DIRECTION: Return the lines from the one with "Rebuild this chart as a Python" through the one with "ax = fig.add_axes(ax_box)", exactly as they appear and with no pictures.

GIVEN DATA:
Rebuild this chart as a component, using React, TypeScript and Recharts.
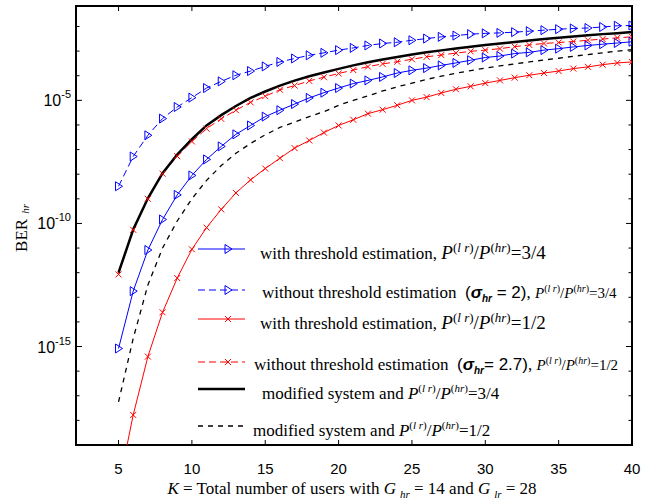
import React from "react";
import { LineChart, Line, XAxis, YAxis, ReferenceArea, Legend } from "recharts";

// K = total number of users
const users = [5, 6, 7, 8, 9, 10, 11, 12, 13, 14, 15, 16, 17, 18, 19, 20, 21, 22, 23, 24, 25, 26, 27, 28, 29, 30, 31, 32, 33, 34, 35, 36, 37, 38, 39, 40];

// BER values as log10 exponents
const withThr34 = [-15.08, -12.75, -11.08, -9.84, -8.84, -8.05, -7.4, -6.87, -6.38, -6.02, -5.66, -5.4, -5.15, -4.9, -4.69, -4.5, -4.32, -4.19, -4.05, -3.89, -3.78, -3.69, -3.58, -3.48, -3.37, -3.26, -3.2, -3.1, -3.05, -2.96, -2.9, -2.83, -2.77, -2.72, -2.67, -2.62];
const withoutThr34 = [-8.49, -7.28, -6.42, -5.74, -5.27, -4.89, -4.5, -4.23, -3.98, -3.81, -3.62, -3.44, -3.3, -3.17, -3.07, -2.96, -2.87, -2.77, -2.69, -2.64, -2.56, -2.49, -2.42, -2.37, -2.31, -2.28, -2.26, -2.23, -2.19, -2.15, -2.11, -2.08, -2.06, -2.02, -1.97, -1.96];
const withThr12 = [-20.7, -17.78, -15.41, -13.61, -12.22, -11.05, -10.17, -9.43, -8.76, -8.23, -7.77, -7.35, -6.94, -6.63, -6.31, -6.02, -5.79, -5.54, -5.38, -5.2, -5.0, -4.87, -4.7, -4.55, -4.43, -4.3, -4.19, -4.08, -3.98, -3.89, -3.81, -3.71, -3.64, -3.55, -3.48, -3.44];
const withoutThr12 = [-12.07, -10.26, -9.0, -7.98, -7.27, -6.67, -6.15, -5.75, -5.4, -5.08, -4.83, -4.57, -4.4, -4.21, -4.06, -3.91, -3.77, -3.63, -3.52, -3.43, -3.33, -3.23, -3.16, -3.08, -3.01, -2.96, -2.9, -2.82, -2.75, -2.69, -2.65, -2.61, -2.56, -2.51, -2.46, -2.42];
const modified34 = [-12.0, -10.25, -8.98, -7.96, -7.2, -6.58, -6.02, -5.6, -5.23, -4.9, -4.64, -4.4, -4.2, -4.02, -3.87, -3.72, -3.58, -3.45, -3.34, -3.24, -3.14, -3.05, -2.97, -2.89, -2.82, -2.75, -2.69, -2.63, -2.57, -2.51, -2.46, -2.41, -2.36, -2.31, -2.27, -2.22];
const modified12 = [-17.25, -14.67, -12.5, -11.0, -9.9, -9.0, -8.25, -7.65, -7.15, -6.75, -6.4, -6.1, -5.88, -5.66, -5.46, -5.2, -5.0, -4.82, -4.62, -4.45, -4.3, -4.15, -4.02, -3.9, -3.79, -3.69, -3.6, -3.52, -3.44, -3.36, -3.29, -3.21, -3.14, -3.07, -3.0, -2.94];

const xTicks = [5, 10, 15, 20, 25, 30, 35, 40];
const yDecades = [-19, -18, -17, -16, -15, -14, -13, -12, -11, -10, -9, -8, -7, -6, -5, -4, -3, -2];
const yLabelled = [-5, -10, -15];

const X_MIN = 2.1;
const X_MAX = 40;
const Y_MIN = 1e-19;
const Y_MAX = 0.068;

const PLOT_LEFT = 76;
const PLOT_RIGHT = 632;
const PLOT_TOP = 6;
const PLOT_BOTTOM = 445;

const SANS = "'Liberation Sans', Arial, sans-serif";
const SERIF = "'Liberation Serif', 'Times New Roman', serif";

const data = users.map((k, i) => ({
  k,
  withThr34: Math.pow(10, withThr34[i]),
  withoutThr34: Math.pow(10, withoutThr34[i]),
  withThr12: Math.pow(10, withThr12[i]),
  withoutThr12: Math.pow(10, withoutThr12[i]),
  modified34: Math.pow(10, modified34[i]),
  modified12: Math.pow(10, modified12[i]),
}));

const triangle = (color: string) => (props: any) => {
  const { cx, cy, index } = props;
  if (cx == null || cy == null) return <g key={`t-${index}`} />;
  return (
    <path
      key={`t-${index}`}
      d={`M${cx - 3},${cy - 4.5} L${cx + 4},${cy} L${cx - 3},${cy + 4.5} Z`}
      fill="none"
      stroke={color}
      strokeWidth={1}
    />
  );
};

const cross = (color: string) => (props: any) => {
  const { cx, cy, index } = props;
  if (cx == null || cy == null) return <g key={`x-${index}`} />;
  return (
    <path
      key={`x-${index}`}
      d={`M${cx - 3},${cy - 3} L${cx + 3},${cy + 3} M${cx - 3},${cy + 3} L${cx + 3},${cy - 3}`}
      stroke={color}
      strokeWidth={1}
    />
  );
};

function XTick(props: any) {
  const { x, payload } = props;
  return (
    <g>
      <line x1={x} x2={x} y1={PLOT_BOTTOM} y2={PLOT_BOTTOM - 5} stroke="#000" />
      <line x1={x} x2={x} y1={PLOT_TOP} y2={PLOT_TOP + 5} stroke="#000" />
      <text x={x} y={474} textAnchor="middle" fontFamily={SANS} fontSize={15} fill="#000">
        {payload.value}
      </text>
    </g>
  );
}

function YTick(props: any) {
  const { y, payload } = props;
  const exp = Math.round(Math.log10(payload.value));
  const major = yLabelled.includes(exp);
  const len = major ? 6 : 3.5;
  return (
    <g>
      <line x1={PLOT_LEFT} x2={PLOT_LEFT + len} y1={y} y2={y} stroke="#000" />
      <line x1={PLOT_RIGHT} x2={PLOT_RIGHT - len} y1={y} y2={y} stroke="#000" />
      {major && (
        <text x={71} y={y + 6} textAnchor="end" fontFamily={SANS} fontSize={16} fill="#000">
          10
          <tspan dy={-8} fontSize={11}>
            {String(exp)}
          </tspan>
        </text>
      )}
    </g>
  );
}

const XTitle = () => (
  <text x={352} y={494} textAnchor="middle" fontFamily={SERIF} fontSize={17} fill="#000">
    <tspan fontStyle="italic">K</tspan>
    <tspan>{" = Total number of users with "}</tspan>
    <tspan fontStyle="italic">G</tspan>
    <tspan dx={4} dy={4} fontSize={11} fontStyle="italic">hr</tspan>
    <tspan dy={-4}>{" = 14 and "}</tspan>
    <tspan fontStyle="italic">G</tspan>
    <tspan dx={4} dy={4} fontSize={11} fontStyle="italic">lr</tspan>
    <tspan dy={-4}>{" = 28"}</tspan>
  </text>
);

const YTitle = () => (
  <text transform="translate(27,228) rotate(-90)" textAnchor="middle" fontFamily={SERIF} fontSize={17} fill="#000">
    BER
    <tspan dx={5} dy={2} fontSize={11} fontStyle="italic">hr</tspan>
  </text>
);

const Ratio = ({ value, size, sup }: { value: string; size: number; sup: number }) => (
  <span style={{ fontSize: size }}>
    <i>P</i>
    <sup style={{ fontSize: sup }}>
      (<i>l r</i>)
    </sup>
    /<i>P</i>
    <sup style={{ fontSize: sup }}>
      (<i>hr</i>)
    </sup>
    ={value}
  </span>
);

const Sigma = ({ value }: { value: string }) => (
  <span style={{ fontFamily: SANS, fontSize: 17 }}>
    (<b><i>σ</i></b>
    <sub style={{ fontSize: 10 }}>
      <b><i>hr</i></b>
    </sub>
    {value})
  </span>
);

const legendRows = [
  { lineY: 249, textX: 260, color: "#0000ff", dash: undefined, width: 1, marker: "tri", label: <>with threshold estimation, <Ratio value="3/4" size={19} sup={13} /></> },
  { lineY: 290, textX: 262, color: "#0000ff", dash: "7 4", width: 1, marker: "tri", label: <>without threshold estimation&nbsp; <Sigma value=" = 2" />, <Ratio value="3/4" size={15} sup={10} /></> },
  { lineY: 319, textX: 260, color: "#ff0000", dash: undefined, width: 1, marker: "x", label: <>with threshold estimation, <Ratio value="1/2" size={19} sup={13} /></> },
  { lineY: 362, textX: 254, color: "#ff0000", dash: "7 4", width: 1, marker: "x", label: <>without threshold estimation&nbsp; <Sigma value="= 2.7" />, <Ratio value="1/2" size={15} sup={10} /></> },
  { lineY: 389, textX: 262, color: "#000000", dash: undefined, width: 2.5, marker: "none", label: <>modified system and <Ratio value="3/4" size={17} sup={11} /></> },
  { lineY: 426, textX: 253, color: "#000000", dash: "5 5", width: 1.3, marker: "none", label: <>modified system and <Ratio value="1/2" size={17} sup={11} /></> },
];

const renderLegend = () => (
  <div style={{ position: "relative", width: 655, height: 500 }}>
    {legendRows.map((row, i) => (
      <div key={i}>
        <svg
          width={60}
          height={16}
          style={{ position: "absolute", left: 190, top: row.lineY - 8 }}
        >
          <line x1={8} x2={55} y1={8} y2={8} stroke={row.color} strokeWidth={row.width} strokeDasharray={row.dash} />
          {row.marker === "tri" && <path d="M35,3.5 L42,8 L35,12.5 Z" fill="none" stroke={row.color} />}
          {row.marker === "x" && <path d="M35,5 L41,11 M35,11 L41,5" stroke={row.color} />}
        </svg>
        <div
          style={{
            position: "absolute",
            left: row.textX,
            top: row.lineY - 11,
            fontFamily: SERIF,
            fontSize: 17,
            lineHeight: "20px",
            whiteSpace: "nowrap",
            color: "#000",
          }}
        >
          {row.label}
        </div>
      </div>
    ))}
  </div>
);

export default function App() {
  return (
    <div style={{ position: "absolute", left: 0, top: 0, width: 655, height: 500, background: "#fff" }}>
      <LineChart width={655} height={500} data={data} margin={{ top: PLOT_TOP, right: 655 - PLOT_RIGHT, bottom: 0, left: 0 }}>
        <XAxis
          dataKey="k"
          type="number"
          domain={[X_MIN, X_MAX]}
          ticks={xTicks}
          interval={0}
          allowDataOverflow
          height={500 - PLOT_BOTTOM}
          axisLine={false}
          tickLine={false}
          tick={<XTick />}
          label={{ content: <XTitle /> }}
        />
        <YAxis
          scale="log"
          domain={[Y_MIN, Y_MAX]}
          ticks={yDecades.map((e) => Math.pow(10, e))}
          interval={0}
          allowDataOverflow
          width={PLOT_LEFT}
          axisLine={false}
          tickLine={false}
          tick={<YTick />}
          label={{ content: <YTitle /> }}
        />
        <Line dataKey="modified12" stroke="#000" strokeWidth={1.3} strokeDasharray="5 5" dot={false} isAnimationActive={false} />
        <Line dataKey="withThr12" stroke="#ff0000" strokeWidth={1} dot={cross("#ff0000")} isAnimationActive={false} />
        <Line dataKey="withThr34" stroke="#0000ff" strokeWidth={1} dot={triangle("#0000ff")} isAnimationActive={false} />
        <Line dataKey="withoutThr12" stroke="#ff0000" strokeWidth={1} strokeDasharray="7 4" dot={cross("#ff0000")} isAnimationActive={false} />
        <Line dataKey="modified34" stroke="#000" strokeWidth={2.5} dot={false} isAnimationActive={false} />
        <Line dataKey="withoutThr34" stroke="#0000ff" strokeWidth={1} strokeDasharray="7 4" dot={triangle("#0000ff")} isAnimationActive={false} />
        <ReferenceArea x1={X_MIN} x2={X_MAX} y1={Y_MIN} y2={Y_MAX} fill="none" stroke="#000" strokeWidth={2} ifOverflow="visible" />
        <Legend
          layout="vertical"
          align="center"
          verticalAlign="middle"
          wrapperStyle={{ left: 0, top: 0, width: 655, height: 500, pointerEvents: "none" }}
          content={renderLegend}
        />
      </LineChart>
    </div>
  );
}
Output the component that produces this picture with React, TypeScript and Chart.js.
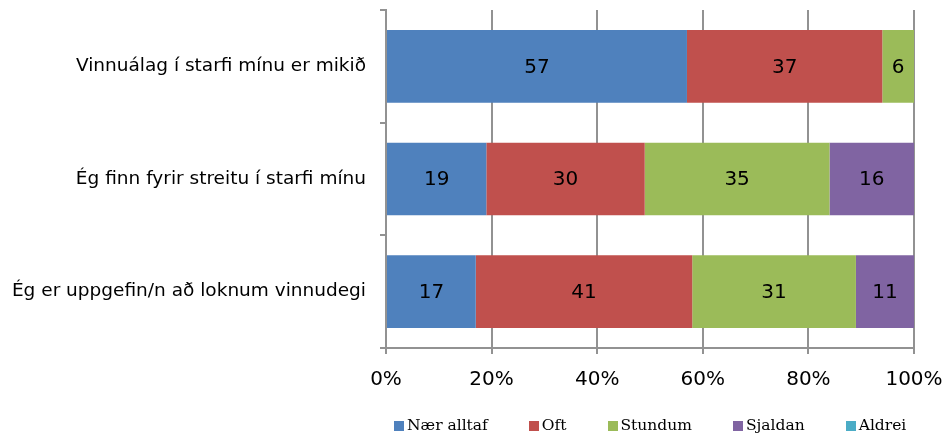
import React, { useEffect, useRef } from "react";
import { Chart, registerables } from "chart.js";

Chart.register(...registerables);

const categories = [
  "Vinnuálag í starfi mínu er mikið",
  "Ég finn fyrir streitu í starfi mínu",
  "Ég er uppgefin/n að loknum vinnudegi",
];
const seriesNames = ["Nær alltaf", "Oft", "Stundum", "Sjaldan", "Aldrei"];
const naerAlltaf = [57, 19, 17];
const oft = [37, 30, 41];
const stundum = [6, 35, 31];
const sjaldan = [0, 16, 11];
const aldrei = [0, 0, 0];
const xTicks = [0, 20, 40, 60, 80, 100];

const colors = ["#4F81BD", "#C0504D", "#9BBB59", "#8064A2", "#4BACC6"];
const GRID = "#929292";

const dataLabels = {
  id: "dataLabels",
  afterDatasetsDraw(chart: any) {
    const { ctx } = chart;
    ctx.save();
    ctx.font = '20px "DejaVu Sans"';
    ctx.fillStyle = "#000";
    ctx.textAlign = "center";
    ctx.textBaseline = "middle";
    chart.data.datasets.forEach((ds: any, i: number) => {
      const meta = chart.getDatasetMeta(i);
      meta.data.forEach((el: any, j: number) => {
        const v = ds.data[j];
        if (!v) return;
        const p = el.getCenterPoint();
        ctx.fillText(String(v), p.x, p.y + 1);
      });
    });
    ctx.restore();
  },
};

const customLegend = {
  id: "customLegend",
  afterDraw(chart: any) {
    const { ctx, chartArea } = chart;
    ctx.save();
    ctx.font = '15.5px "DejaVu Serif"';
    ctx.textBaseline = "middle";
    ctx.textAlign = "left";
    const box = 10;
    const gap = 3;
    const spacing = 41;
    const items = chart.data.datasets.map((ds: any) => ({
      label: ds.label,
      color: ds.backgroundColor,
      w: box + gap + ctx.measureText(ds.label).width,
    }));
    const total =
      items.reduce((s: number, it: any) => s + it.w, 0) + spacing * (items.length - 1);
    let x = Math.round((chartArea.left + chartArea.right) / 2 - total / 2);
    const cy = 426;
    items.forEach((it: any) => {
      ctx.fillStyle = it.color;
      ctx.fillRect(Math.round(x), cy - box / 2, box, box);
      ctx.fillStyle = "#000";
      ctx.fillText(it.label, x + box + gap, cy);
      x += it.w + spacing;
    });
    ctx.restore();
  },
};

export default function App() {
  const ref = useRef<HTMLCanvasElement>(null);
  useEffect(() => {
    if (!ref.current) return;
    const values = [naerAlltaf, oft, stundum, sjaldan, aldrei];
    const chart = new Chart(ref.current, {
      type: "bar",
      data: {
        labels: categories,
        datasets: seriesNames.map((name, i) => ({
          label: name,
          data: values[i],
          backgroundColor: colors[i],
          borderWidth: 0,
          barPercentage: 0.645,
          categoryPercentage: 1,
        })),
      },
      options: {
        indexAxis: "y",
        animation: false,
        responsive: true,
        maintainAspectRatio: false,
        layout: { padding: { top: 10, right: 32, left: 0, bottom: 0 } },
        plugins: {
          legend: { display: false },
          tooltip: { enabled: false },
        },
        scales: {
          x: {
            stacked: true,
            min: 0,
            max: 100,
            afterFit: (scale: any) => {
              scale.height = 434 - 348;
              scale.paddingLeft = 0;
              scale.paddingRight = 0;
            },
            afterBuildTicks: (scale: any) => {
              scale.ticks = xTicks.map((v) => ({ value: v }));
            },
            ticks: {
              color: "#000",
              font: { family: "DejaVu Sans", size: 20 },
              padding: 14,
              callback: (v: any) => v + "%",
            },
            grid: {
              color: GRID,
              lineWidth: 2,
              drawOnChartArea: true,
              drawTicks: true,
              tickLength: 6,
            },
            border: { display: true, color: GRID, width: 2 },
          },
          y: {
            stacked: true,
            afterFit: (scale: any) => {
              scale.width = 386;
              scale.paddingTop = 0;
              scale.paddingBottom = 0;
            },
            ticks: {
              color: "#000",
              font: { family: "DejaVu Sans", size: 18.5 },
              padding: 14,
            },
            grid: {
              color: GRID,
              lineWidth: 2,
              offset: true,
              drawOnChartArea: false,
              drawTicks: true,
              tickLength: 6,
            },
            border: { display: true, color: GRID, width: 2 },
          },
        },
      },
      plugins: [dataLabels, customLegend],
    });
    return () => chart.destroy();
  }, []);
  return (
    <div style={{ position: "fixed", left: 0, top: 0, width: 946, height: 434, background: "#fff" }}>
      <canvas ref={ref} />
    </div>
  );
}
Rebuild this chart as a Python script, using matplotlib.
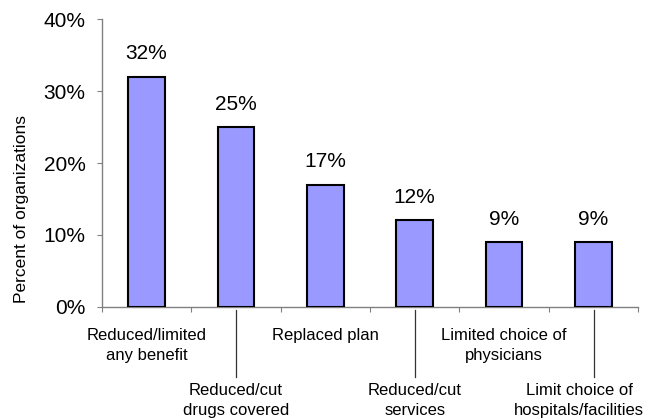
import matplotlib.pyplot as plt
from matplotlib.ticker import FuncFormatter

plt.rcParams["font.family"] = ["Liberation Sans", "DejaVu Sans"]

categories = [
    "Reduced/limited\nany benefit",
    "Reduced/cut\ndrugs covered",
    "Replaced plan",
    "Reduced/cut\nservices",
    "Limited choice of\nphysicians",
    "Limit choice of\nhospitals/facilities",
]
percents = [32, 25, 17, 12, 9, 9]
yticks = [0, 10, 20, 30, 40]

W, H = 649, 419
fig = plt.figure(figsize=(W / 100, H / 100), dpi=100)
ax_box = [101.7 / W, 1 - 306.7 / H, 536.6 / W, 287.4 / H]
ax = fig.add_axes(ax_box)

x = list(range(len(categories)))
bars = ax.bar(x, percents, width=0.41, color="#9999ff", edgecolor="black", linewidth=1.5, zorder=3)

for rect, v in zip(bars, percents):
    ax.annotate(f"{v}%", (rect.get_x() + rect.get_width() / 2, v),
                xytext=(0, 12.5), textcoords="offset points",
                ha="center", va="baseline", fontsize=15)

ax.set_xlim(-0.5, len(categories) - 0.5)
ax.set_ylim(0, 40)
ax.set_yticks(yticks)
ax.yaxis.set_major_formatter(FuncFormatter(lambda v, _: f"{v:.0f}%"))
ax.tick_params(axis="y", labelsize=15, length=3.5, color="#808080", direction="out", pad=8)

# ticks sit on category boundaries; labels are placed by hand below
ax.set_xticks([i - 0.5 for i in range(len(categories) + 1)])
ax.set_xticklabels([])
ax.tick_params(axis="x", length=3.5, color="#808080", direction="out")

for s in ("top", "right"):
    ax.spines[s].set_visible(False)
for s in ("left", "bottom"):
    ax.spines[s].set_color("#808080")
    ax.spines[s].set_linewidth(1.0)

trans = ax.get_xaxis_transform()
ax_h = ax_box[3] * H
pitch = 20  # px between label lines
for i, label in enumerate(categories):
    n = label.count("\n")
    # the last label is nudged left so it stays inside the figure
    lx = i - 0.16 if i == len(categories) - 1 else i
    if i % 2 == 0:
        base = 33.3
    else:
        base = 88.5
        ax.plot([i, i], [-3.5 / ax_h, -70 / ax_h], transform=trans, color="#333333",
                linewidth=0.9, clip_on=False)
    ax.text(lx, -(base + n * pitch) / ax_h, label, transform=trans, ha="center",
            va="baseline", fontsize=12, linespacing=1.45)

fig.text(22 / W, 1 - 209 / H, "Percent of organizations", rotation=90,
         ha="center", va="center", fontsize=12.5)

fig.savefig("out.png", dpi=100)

SOLUTION FOR THIS PROBLEM:
Rebuild this chart as a Python script, using matplotlib.
import matplotlib.pyplot as plt
from matplotlib.ticker import FuncFormatter

plt.rcParams["font.family"] = ["Liberation Sans", "DejaVu Sans"]

categories = [
    "Reduced/limited\nany benefit",
    "Reduced/cut\ndrugs covered",
    "Replaced plan",
    "Reduced/cut\nservices",
    "Limited choice of\nphysicians",
    "Limit choice of\nhospitals/facilities",
]
percents = [32, 25, 17, 12, 9, 9]
yticks = [0, 10, 20, 30, 40]

W, H = 649, 419
fig = plt.figure(figsize=(W / 100, H / 100), dpi=100)
ax_box = [101.7 / W, 1 - 306.7 / H, 536.6 / W, 287.4 / H]
ax = fig.add_axes(ax_box)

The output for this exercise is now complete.